Allie Vugrincic’s hopes were dashed initially when she discovered that this year’s campus-wide theme would center around “real utopias.”
“I was disappointed,” explained the first-year student from Warren, Ohio. “I like the idea of utopias, but I don’t believe they can exist in the real world.”
But while writing Utopia: A Work of Fiction, a 30-page novella based on her friends, Vugrincic came to change her mind. “I learned that we create our own utopias out of chaos.”
This is a point that Majora Carter, the keynote speaker for this year’s Spectrum Series, made during her time on campus yesterday (Sept. 12).
Carter, an internationally recognized eco-entrepreneur and urban revitalization strategist who is credited with revitalizing her South Bronx neighborhood, doesn’t take it personally when people don’t buy in to the idea of a real utopia. “It’s all about you,” she said. “What does it look like for you?”
Carter grew up in the South Bronx during a housing and public health crisis. There was violence in the streets and high pollution in the area causing an increase in asthma rates among young people. When she was just eight years old, her brother, who had served two terms in Vietnam, was gunned down as a result of gang violence in a nearby neighborhood. Within a week, she watched as two buildings on either end of her street were burned to the ground.
“Around that time, I started preparing my escape,” she said. “And education was my way out.”
She headed to Wesleyan University and later to NYU to do her graduate work, but she soon found herself back in the South Bronx living with her parents to make ends meet while wrapping up her master’s degree. At first the move felt like a blow, she told the audience at Swasey, but it actually was serendipitous — for her and for the South Bronx.
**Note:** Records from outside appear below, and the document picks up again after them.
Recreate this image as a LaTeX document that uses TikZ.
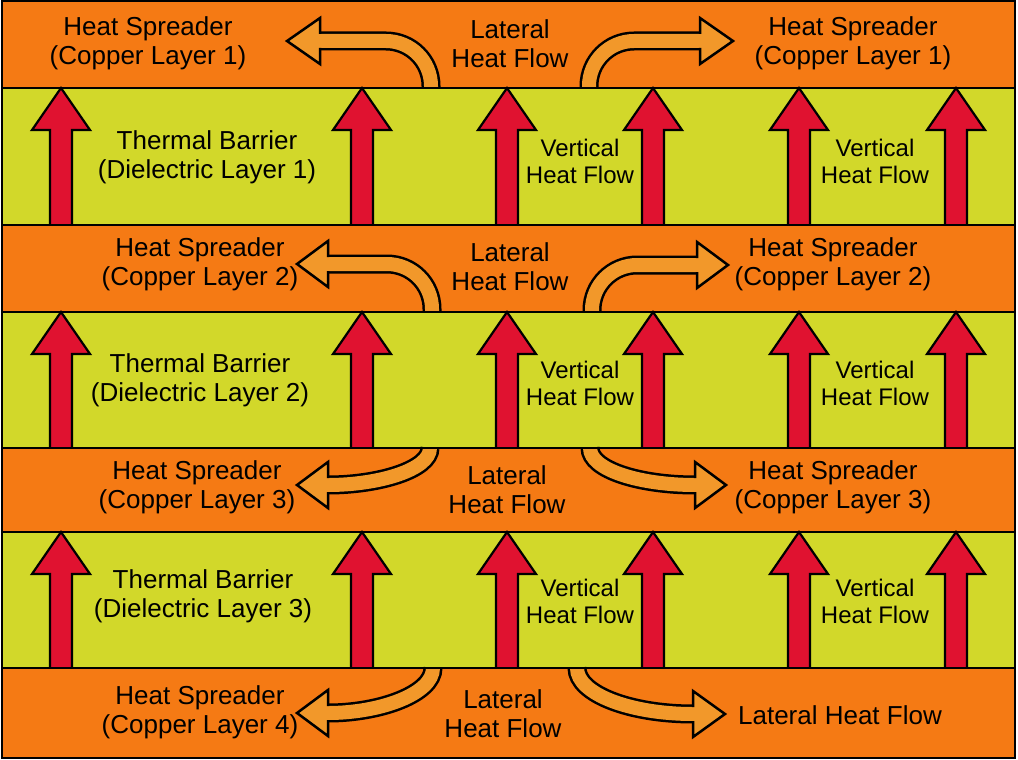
\documentclass[tikz,border=0pt]{standalone}
\usepackage{fontspec}
\setmainfont{Liberation Sans}
\definecolor{copper}{RGB}{245,122,20}
\definecolor{dielec}{RGB}{210,216,42}
\definecolor{heatred}{RGB}{224,18,48}
\definecolor{flowgold}{RGB}{242,152,42}
\begin{document}
\begin{tikzpicture}[x=1pt,y=-1pt,
    txt/.style={align=center,inner sep=0pt,font=\fontsize{26}{29}\selectfont},
    vtxt/.style={align=center,inner sep=0pt,font=\fontsize{24}{27}\selectfont},
    upflow/.style={fill=heatred,draw=black,line width=2.2pt,line join=miter},
    band/.style={draw=black,line width=2.5pt,double=flowgold,double distance=14pt},
    flowhead/.style={fill=flowgold,draw=black,line width=2.5pt,line join=miter}]
\useasboundingbox (0,0) rectangle (1018,760);
\foreach \ya/\yb/\c in {1/88/copper,88/225/dielec,225/312/copper,312/448/dielec,448/532/copper,532/668/dielec,668/758/copper}
    \fill[\c] (2,\ya) rectangle (1015,\yb);
\foreach \yb/\yt in {225/88,448/312,668/532}
  \foreach \x in {61,362,507,653,799,956}
    \filldraw[upflow] (\x-11,\yb) -- (\x-11,\yt+42) -- (\x-29,\yt+42) -- (\x,\yt) -- (\x+29,\yt+42) -- (\x+11,\yt+42) -- (\x+11,\yb);
\draw[band,rounded corners=45pt] (431,88) -- (431,41) -- (320,41);
\filldraw[flowhead] (320,34) -- (320,18) -- (287,41) -- (320,64) -- (320,48);
\draw[band,rounded corners=45pt] (589,88) -- (589,41) -- (700,41);
\filldraw[flowhead] (700,34) -- (700,18) -- (733,41) -- (700,64) -- (700,48);
\draw[band,rounded corners=45pt] (432,312) -- (432,264) -- (328,264);
\filldraw[flowhead] (328,257) -- (328,241) -- (297,264) -- (328,287) -- (328,271);
\draw[band,rounded corners=45pt] (592,312) -- (592,265) -- (697,265);
\filldraw[flowhead] (697,258) -- (697,242) -- (728,265) -- (697,288) -- (697,272);
\draw[band] (430,448) .. controls (430,470) and (378,485) .. (328,485);
\filldraw[flowhead] (328,478) -- (328,462) -- (297,485) -- (328,508) -- (328,492);
\draw[band] (590,448) .. controls (590,470) and (640,485) .. (695,485);
\filldraw[flowhead] (695,478) -- (695,462) -- (726,485) -- (695,508) -- (695,492);
\draw[band] (433,668) .. controls (433,694) and (380,713) .. (328,713);
\filldraw[flowhead] (328,706) -- (328,690) -- (297,713) -- (328,736) -- (328,720);
\draw[band] (577,668) .. controls (577,694) and (630,714) .. (693,714);
\filldraw[flowhead] (693,707) -- (693,691) -- (725,714) -- (693,737) -- (693,721);
\foreach \ya/\yb in {1/88,88/225,225/312,312/448,448/532,532/668,668/758}
    \draw[line width=2.5pt] (2,\ya) rectangle (1015,\yb);
           \node[txt] (cu1l) at (148,43) {Heat Spreader\\(Copper Layer 1)};
           \node[txt] (cu1m) at (510,44) {Lateral\\Heat Flow};
           \node[txt] (cu1r) at (853,43) {Heat Spreader\\(Copper Layer 1)};
           \node[txt] (di1l) at (207,157) {Thermal Barrier\\(Dielectric Layer 1)};
           \node[vtxt] (di1m) at (580,161) {Vertical\\Heat Flow};
           \node[vtxt] (di1r) at (875,161) {Vertical\\Heat Flow};
           \node[txt] (cu2l) at (200,264) {Heat Spreader\\(Copper Layer 2)};
           \node[txt] (cu2m) at (510,267) {Lateral\\Heat Flow};
           \node[txt] (cu2r) at (833,264) {Heat Spreader\\(Copper Layer 2)};
           \node[txt] (di2l) at (200,380) {Thermal Barrier\\(Dielectric Layer 2)};
           \node[vtxt] (di2m) at (580,383) {Vertical\\Heat Flow};
           \node[vtxt] (di2r) at (875,383) {Vertical\\Heat Flow};
           \node[txt] (cu3l) at (197,487) {Heat Spreader\\(Copper Layer 3)};
           \node[txt] (cu3m) at (507,490) {Lateral\\Heat Flow};
           \node[txt] (cu3r) at (833,487) {Heat Spreader\\(Copper Layer 3)};
           \node[txt] (di3l) at (203,596) {Thermal Barrier\\(Dielectric Layer 3)};
           \node[vtxt] (di3m) at (580,601) {Vertical\\Heat Flow};
           \node[vtxt] (di3r) at (875,601) {Vertical\\Heat Flow};
           \node[txt] (cu4l) at (200,712) {Heat Spreader\\(Copper Layer 4)};
           \node[txt] (cu4m) at (503,714) {Lateral\\Heat Flow};
           \node[txt] (cu4r) at (840,715) {Lateral Heat Flow};
\end{tikzpicture}
\end{document}
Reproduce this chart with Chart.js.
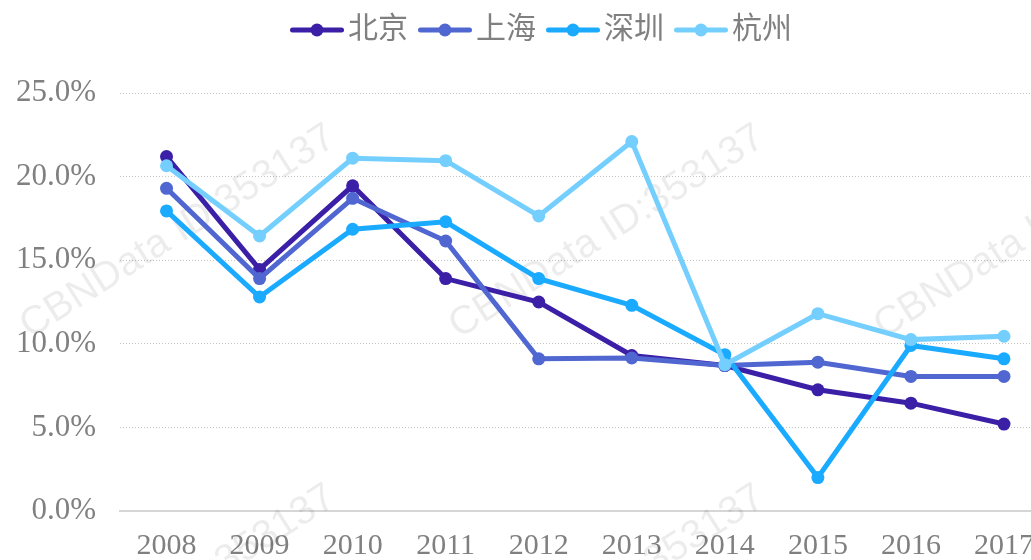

It was in 2001 that Carter founded Sustainable South Bronx, which became one of the nation’s first urban green-collar training and placement systems. (She later founded the Majora Carter Group, aimed at the same ideals.) Carter has received a number of awards and honors for her work, including a MacArthur Fellowship, or “Genius Grant,” and her TED Talk was one of only six that launched the well-known website.
In addition to delivering the opening convocation as part of the Spectrum Series, Carter divided her time on campus between visits to classrooms, meeting with students in the entrepreneurship program, and visiting the Bryant Arts Center, where Vugrincic’s Utopia and the other 45 pieces for the Class of 2017’s creative project are currently on display. “[Real utopias are] fun, messy, and something you’ve got to strive for,” Carter told the students. “Everyone has the capacity to do it.”
“Students often believe they can’t make a difference,” said Mark Moller, dean of first-year students. “Majora shows how you actually can make change.”
In an environmental studies class, a student asked Carter if she could share the one moment in her career of which she is most proud.
Carter’s immediate response: “I have a lot of those moments.”